#### Entries with chart source code
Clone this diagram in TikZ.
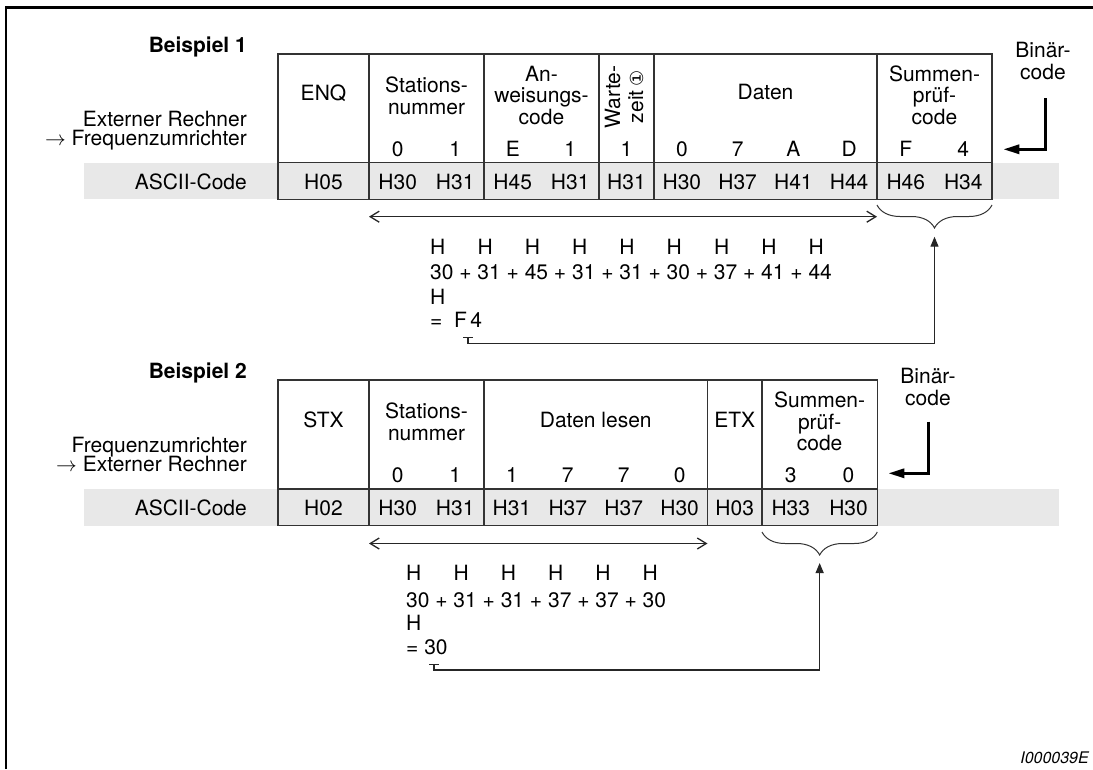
\documentclass[tikz,border=0pt]{standalone}
\usepackage{fontspec}
\setmainfont{TeX Gyre Heros}
\newfontfamily\circfont{DejaVu Sans}
\usepackage{tikz}
\usetikzlibrary{arrows.meta, decorations.pathreplacing}

\newcommand{\txtsize}{\fontsize{21}{21.5}\selectfont}

\begin{document}
\begin{tikzpicture}[x=1pt, y=-1pt,
    every node/.style={inner sep=0pt, font=\txtsize},
    cell/.style={draw=black!80, line width=1.3pt},
    band/.style={fill=gray!18},
    head/.style={align=center},
    chr/.style={anchor=base},
    lbl/.style={anchor=base east},
    sumtxt/.style={anchor=base west},
    span/.style={{Straight Barb[length=9pt,width=11pt]}-{Straight Barb[length=9pt,width=11pt]}, line width=1.3pt, black!85},
    brc/.style={decorate, decoration={brace, amplitude=23pt}, line width=1pt, black!80},
    back/.style={-{Triangle[length=10pt,width=8pt]}, line width=1.2pt, black!85},
    bin/.style={-{Triangle[length=16pt,width=9pt]}, line width=3pt}]

    \useasboundingbox (0,0) rectangle (1093,769);

    % Frame
    \draw[line width=2.5pt] (6,769) -- (6,7.5) -- (1093,7.5);

    % Beispiel 1: table
    \fill[band] (84,162.7) rectangle (1059,199.3);
    \draw[cell] (278,54) rectangle (992,199.3);
    \draw[cell] (278,162.7) -- (992,162.7);
    \foreach \x in {369,484,599,654,877}
        \draw[cell] (\x,54) -- (\x,199.3);

    % Beispiel 1: labels
    \node[lbl, font=\txtsize\bfseries] (bsp1) at (247,52.5) {Beispiel 1};
    \node[lbl] (von1) at (247,126) {Externer Rechner};
    \node[lbl] (nach1) at (247,145) {$\rightarrow$ Frequenzumrichter};
    \node[lbl] (asc1) at (247,189) {ASCII-Code};

    % Beispiel 1: header
    \node[head] (enq1) at (323.5,93) {ENQ};
    \node[head] (stn1) at (426.5,96) {Stations-\\nummer};
    \node[head] (anw1) at (541.5,95) {An-\\weisungs-\\code};
    \node[head, rotate=90, font=\fontsize{21}{23}\selectfont] (wz1) at (624,97) {Warte-\\zeit\,{\circfont\fontsize{18}{18}\selectfont ①}};
    \node[head] (dat1) at (765.5,92) {Daten};
    \node[head] (spc1) at (934.5,95) {Summen-\\prüf-\\code};

    % Beispiel 1: characters and ASCII values
    \foreach \x/\c [count=\i] in {397.75/0, 455.25/1, 512.75/E, 570.25/1, 626.5/1,
        681.9/0, 737.6/7, 793.4/A, 849.1/D, 905.75/F, 963.25/4}
        \node[chr] (za\i) at (\x,156) {\c};
    \foreach \x/\c [count=\i] in {323.5/H05, 397.75/H30, 455.25/H31, 512.75/H45, 570.25/H31,
        626.5/H31, 681.9/H30, 737.6/H37, 793.4/H41, 849.1/H44, 905.75/H46, 963.25/H34}
        \node[chr] (xa\i) at (\x,189) {\c};

    % Beispiel 1: binary code
    \node[head] (bin1) at (1043,61) {Binär-\\code};
    \coordinate (ba1) at (1045.7,98);
    \coordinate (bb1) at (1003.3,149.3);
    \draw[bin] (ba1) |- (bb1);

    % Beispiel 1: checksum
    \coordinate (pl1) at (369,216.7);
    \coordinate (pr1) at (877,216.7);
    \draw[span] (pl1) -- (pr1);
    \draw[brc] (992,205) -- (877,205);
    \foreach \i in {0,...,8}
        \node[sumtxt] (ha\i) at ({430+47.3*\i},254) {H};
    \node[sumtxt] (rech1) at (430,279) {30 + 31 + 45 + 31 + 31 + 30 + 37 + 41 + 44};
    \node[sumtxt] (hx1) at (430,304) {H};
    \node[sumtxt] (erg1) at (430,327.5) {=\ \ F\,4};
    \coordinate (fb1) at (468,337.3);
    \coordinate (ziel1) at (934.5,236.7);
    \draw[line width=1.2pt, black!85] (fb1) ++(-5,0) -- ++(10,0);
    \draw[back] (fb1) -- ++(0,6) -| (ziel1);

    % Beispiel 2: table
    \fill[band] (84,489) rectangle (1059,525.7);
    \draw[cell] (278,380) rectangle (877.3,525.7);
    \draw[cell] (278,489) -- (877.3,489);
    \foreach \x in {369,484,707.5,762}
        \draw[cell] (\x,380) -- (\x,525.7);

    % Beispiel 2: labels
    \node[lbl, font=\txtsize\bfseries] (bsp2) at (247,378.5) {Beispiel 2};
    \node[lbl] (von2) at (247,452) {Frequenzumrichter};
    \node[lbl] (nach2) at (247,471) {$\rightarrow$ Externer Rechner};
    \node[lbl] (asc2) at (247,515) {ASCII-Code};

    % Beispiel 2: header
    \node[head] (stx2) at (323.5,419.5) {STX};
    \node[head] (stn2) at (426.5,422) {Stations-\\nummer};
    \node[head] (dat2) at (595.75,419.5) {Daten lesen};
    \node[head] (etx2) at (734.75,419.5) {ETX};
    \node[head] (spc2) at (819.65,421.5) {Summen-\\prüf-\\code};

    % Beispiel 2: characters and ASCII values
    \foreach \x/\c [count=\i] in {397.75/0, 455.25/1, 511.9/1, 567.8/7, 623.7/7, 679.6/0,
        790.8/3, 848.5/0}
        \node[chr] (zb\i) at (\x,482) {\c};
    \foreach \x/\c [count=\i] in {323.5/H02, 397.75/H30, 455.25/H31, 511.9/H31, 567.8/H37,
        623.7/H37, 679.6/H30, 734.75/H03, 790.8/H33, 848.5/H30}
        \node[chr] (xb\i) at (\x,515) {\c};

    % Beispiel 2: binary code
    \node[head] (bin2) at (928,387) {Binär-\\code};
    \coordinate (ba2) at (928.3,421.7);
    \coordinate (bb2) at (888.3,473.3);
    \draw[bin] (ba2) |- (bb2);

    % Beispiel 2: checksum
    \coordinate (pl2) at (369,543.5);
    \coordinate (pr2) at (707.5,543.5);
    \draw[span] (pl2) -- (pr2);
    \draw[brc] (877.3,532) -- (762,532);
    \foreach \i in {0,...,5}
        \node[sumtxt] (hb\i) at ({406+47.3*\i},580.8) {H};
    \node[sumtxt] (rech2) at (406,607.5) {30 + 31 + 31 + 37 + 37 + 30};
    \node[sumtxt] (hx2) at (406,630.8) {H};
    \node[sumtxt] (erg2) at (406,654.8) {= 30};
    \coordinate (fb2) at (434,664.5);
    \coordinate (ziel2) at (819.65,563);
    \draw[line width=1.2pt, black!85] (fb2) ++(-5,0) -- ++(10,0);
    \draw[back] (fb2) -- ++(0,5.5) -| (ziel2);

    % Figure number
    \node[anchor=base east, font=\fontsize{16}{16}\selectfont\itshape] (fig) at (1089,763.5) {I000039E};
\end{tikzpicture}
\end{document}
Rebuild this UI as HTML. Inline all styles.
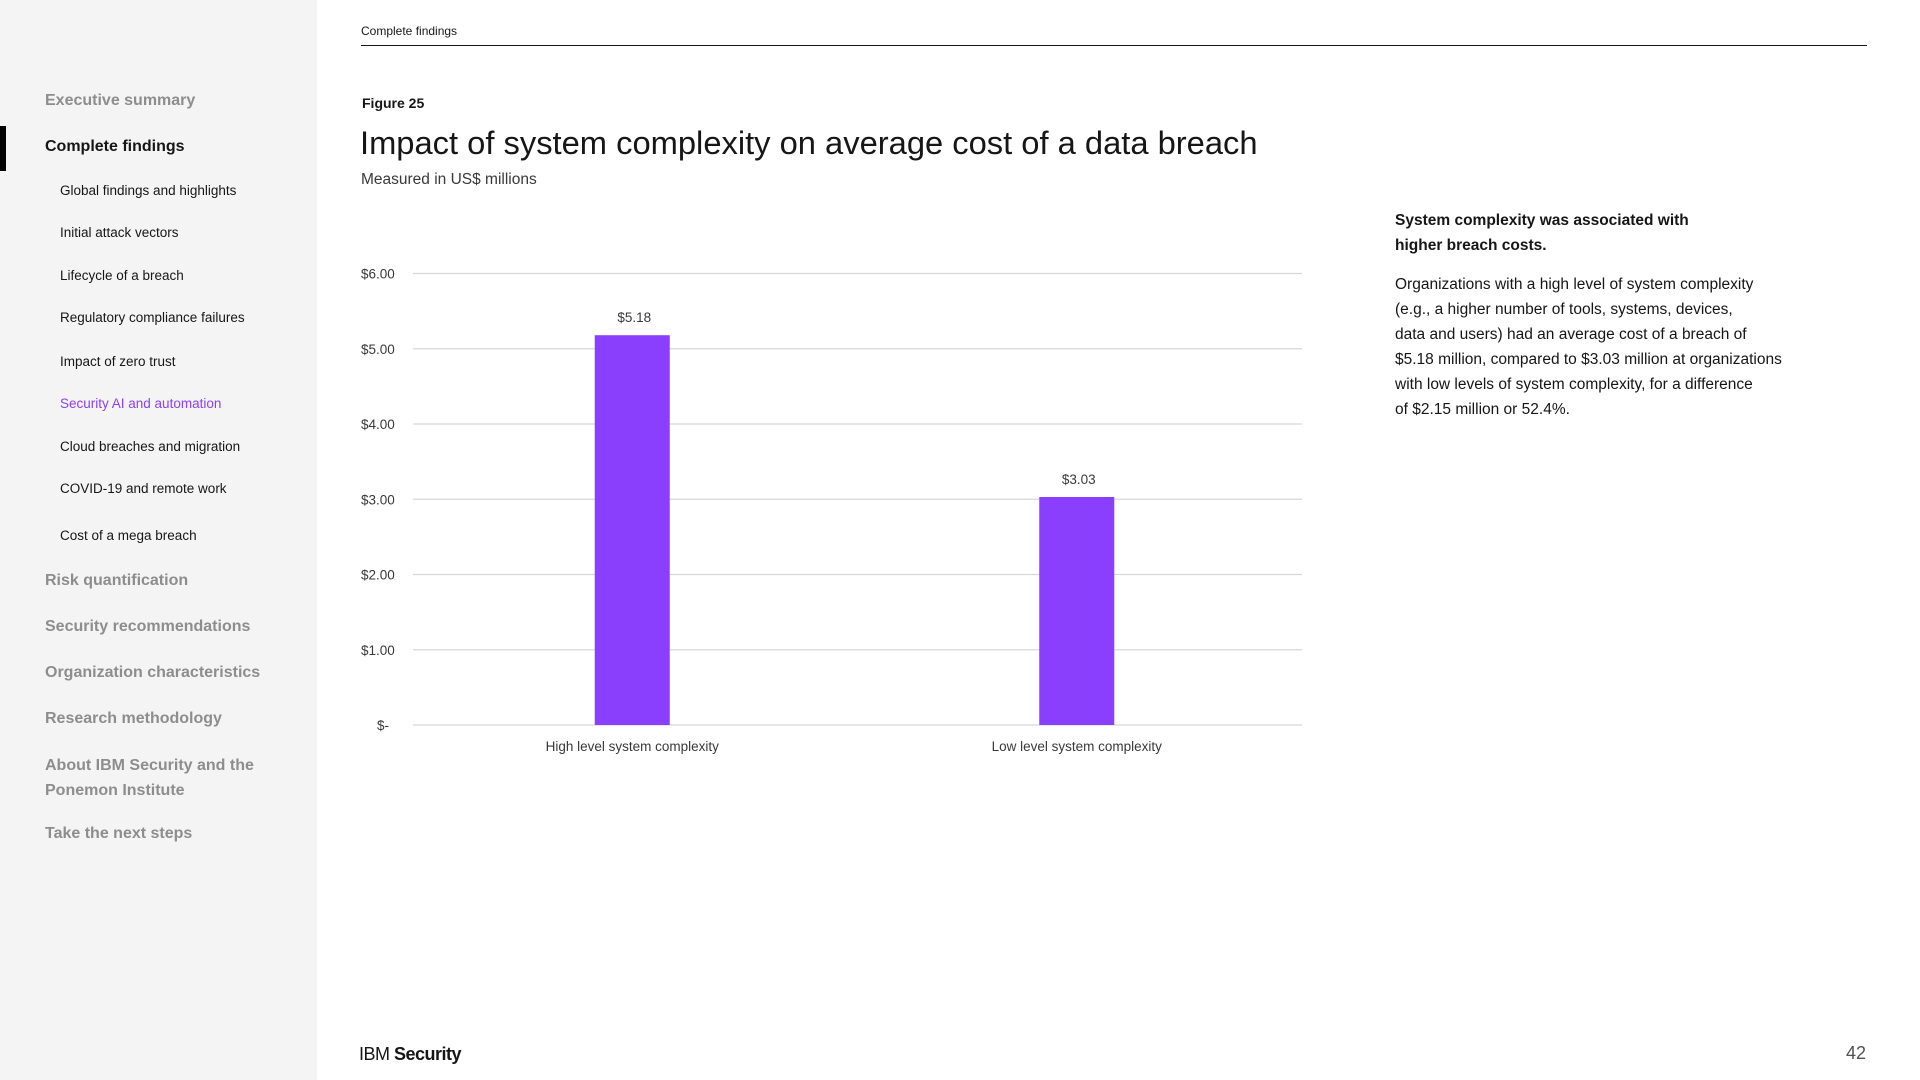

#### Work instructions
Exactly as written, return every line of the listing, but not the pictures.

#### Solved exercise
Clone this diagram in TikZ.
\documentclass[tikz,border=0pt]{standalone}
\usepackage{fontspec}
\setmainfont{TeX Gyre Heros}
\newfontfamily\circfont{DejaVu Sans}
\usepackage{tikz}
\usetikzlibrary{arrows.meta, decorations.pathreplacing}

\newcommand{\txtsize}{\fontsize{21}{21.5}\selectfont}

\begin{document}
\begin{tikzpicture}[x=1pt, y=-1pt,
    every node/.style={inner sep=0pt, font=\txtsize},
    cell/.style={draw=black!80, line width=1.3pt},
    band/.style={fill=gray!18},
    head/.style={align=center},
    chr/.style={anchor=base},
    lbl/.style={anchor=base east},
    sumtxt/.style={anchor=base west},
    span/.style={{Straight Barb[length=9pt,width=11pt]}-{Straight Barb[length=9pt,width=11pt]}, line width=1.3pt, black!85},
    brc/.style={decorate, decoration={brace, amplitude=23pt}, line width=1pt, black!80},
    back/.style={-{Triangle[length=10pt,width=8pt]}, line width=1.2pt, black!85},
    bin/.style={-{Triangle[length=16pt,width=9pt]}, line width=3pt}]

    \useasboundingbox (0,0) rectangle (1093,769);

    % Frame
    \draw[line width=2.5pt] (6,769) -- (6,7.5) -- (1093,7.5);

    % Beispiel 1: table
    \fill[band] (84,162.7) rectangle (1059,199.3);
    \draw[cell] (278,54) rectangle (992,199.3);
    \draw[cell] (278,162.7) -- (992,162.7);
    \foreach \x in {369,484,599,654,877}
        \draw[cell] (\x,54) -- (\x,199.3);

    % Beispiel 1: labels
    \node[lbl, font=\txtsize\bfseries] (bsp1) at (247,52.5) {Beispiel 1};
    \node[lbl] (von1) at (247,126) {Externer Rechner};
    \node[lbl] (nach1) at (247,145) {$\rightarrow$ Frequenzumrichter};
    \node[lbl] (asc1) at (247,189) {ASCII-Code};

    % Beispiel 1: header
    \node[head] (enq1) at (323.5,93) {ENQ};
    \node[head] (stn1) at (426.5,96) {Stations-\\nummer};
    \node[head] (anw1) at (541.5,95) {An-\\weisungs-\\code};
    \node[head, rotate=90, font=\fontsize{21}{23}\selectfont] (wz1) at (624,97) {Warte-\\zeit\,{\circfont\fontsize{18}{18}\selectfont ①}};
    \node[head] (dat1) at (765.5,92) {Daten};
    \node[head] (spc1) at (934.5,95) {Summen-\\prüf-\\code};

    % Beispiel 1: characters and ASCII values
    \foreach \x/\c [count=\i] in {397.75/0, 455.25/1, 512.75/E, 570.25/1, 626.5/1,
        681.9/0, 737.6/7, 793.4/A, 849.1/D, 905.75/F, 963.25/4}
        \node[chr] (za\i) at (\x,156) {\c};
    \foreach \x/\c [count=\i] in {323.5/H05, 397.75/H30, 455.25/H31, 512.75/H45, 570.25/H31,
        626.5/H31, 681.9/H30, 737.6/H37, 793.4/H41, 849.1/H44, 905.75/H46, 963.25/H34}
        \node[chr] (xa\i) at (\x,189) {\c};

    % Beispiel 1: binary code
    \node[head] (bin1) at (1043,61) {Binär-\\code};
    \coordinate (ba1) at (1045.7,98);
    \coordinate (bb1) at (1003.3,149.3);
    \draw[bin] (ba1) |- (bb1);

    % Beispiel 1: checksum
    \coordinate (pl1) at (369,216.7);
    \coordinate (pr1) at (877,216.7);
    \draw[span] (pl1) -- (pr1);
    \draw[brc] (992,205) -- (877,205);
    \foreach \i in {0,...,8}
        \node[sumtxt] (ha\i) at ({430+47.3*\i},254) {H};
    \node[sumtxt] (rech1) at (430,279) {30 + 31 + 45 + 31 + 31 + 30 + 37 + 41 + 44};
    \node[sumtxt] (hx1) at (430,304) {H};
    \node[sumtxt] (erg1) at (430,327.5) {=\ \ F\,4};
    \coordinate (fb1) at (468,337.3);
    \coordinate (ziel1) at (934.5,236.7);
    \draw[line width=1.2pt, black!85] (fb1) ++(-5,0) -- ++(10,0);
    \draw[back] (fb1) -- ++(0,6) -| (ziel1);

    % Beispiel 2: table
    \fill[band] (84,489) rectangle (1059,525.7);
    \draw[cell] (278,380) rectangle (877.3,525.7);
    \draw[cell] (278,489) -- (877.3,489);
    \foreach \x in {369,484,707.5,762}
        \draw[cell] (\x,380) -- (\x,525.7);

    % Beispiel 2: labels
    \node[lbl, font=\txtsize\bfseries] (bsp2) at (247,378.5) {Beispiel 2};
    \node[lbl] (von2) at (247,452) {Frequenzumrichter};
    \node[lbl] (nach2) at (247,471) {$\rightarrow$ Externer Rechner};
    \node[lbl] (asc2) at (247,515) {ASCII-Code};

    % Beispiel 2: header
    \node[head] (stx2) at (323.5,419.5) {STX};
    \node[head] (stn2) at (426.5,422) {Stations-\\nummer};
    \node[head] (dat2) at (595.75,419.5) {Daten lesen};
    \node[head] (etx2) at (734.75,419.5) {ETX};
    \node[head] (spc2) at (819.65,421.5) {Summen-\\prüf-\\code};

    % Beispiel 2: characters and ASCII values
    \foreach \x/\c [count=\i] in {397.75/0, 455.25/1, 511.9/1, 567.8/7, 623.7/7, 679.6/0,
        790.8/3, 848.5/0}
        \node[chr] (zb\i) at (\x,482) {\c};
    \foreach \x/\c [count=\i] in {323.5/H02, 397.75/H30, 455.25/H31, 511.9/H31, 567.8/H37,
        623.7/H37, 679.6/H30, 734.75/H03, 790.8/H33, 848.5/H30}
        \node[chr] (xb\i) at (\x,515) {\c};

    % Beispiel 2: binary code
    \node[head] (bin2) at (928,387) {Binär-\\code};
    \coordinate (ba2) at (928.3,421.7);
    \coordinate (bb2) at (888.3,473.3);
    \draw[bin] (ba2) |- (bb2);

    % Beispiel 2: checksum
    \coordinate (pl2) at (369,543.5);
    \coordinate (pr2) at (707.5,543.5);
    \draw[span] (pl2) -- (pr2);
    \draw[brc] (877.3,532) -- (762,532);
    \foreach \i in {0,...,5}
        \node[sumtxt] (hb\i) at ({406+47.3*\i},580.8) {H};
    \node[sumtxt] (rech2) at (406,607.5) {30 + 31 + 31 + 37 + 37 + 30};
    \node[sumtxt] (hx2) at (406,630.8) {H};
    \node[sumtxt] (erg2) at (406,654.8) {= 30};
    \coordinate (fb2) at (434,664.5);
    \coordinate (ziel2) at (819.65,563);
    \draw[line width=1.2pt, black!85] (fb2) ++(-5,0) -- ++(10,0);
    \draw[back] (fb2) -- ++(0,5.5) -| (ziel2);

    % Figure number
    \node[anchor=base east, font=\fontsize{16}{16}\selectfont\itshape] (fig) at (1089,763.5) {I000039E};
\end{tikzpicture}
\end{document}
Rebuild this UI as HTML. Inline all styles.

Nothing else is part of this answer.